Orange juice is a surprisingly complex beverage. So complex that its molecular composition is used in beginning chemistry classes to exemplify how even the seemingly simplest things contain intricate chemical systems (and to illustrate that “all-natural” and “chemical-free” are nonsense marketing terms that should be banished from our lexicon).
Anyway. Orange juice has a lot going on, and it can vary greatly from brand to brand and glass to glass. Some OJs are light and sweet, some are tart, some taste bitter and flat. If you find yourself confronted with a glass of sub-par citrus juice, there is one thing you can to improve it instantly: shake the heck out of it.
I “discovered” the joys of shaken orange juice the first time I tried a Garibaldi cocktail, a mixture of aerated OJ and Campari (which, incidentally, is also very good when it’s all shook up).

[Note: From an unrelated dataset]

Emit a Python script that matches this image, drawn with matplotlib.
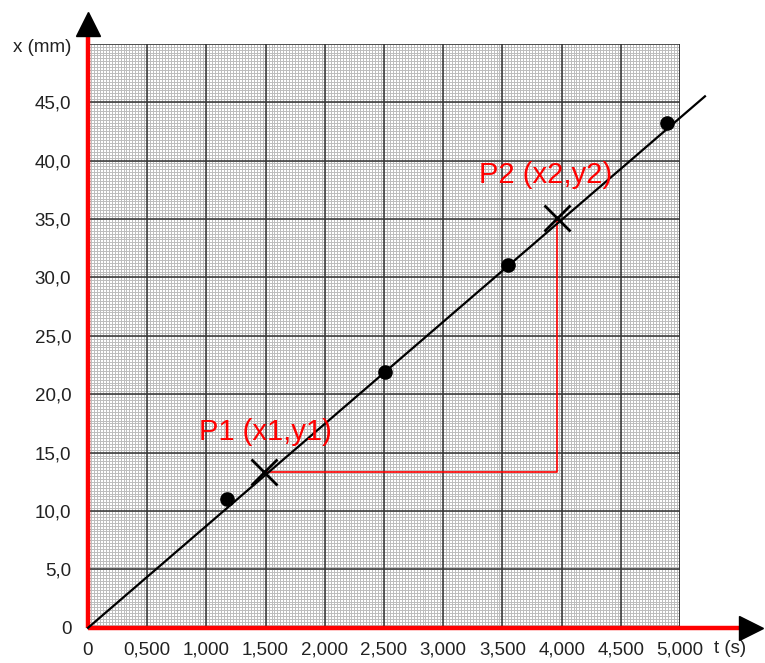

The air and agitation introduced in the process turned my lowly gas station juice into something that felt fresh and fancy. “This would probably be good on its own,” I thought, as I combined the OJ with booze.
Aerated OJ is very easy to “make.” Just pour it into a cocktail shaker — with some ice if you need to chill it, too — and shake it until it’s nice and fluffy. Doing so absolutely transforms the mouthfeel of the beverage. Suddenly, it’s lighter (obviously), and any unpleasant flavours are smoothed out, whether it was previously too bitter, too syrupy, or too acidic.
You can use any old cocktail shaker (or blender bottle) to do the job, or you can fluff up a whole bunch at once using a blender. Shake or blend until it looks a little lighter in colour — a nice little OJ cloud should appear on top. Then pour into glasses and enjoy, Campari optional.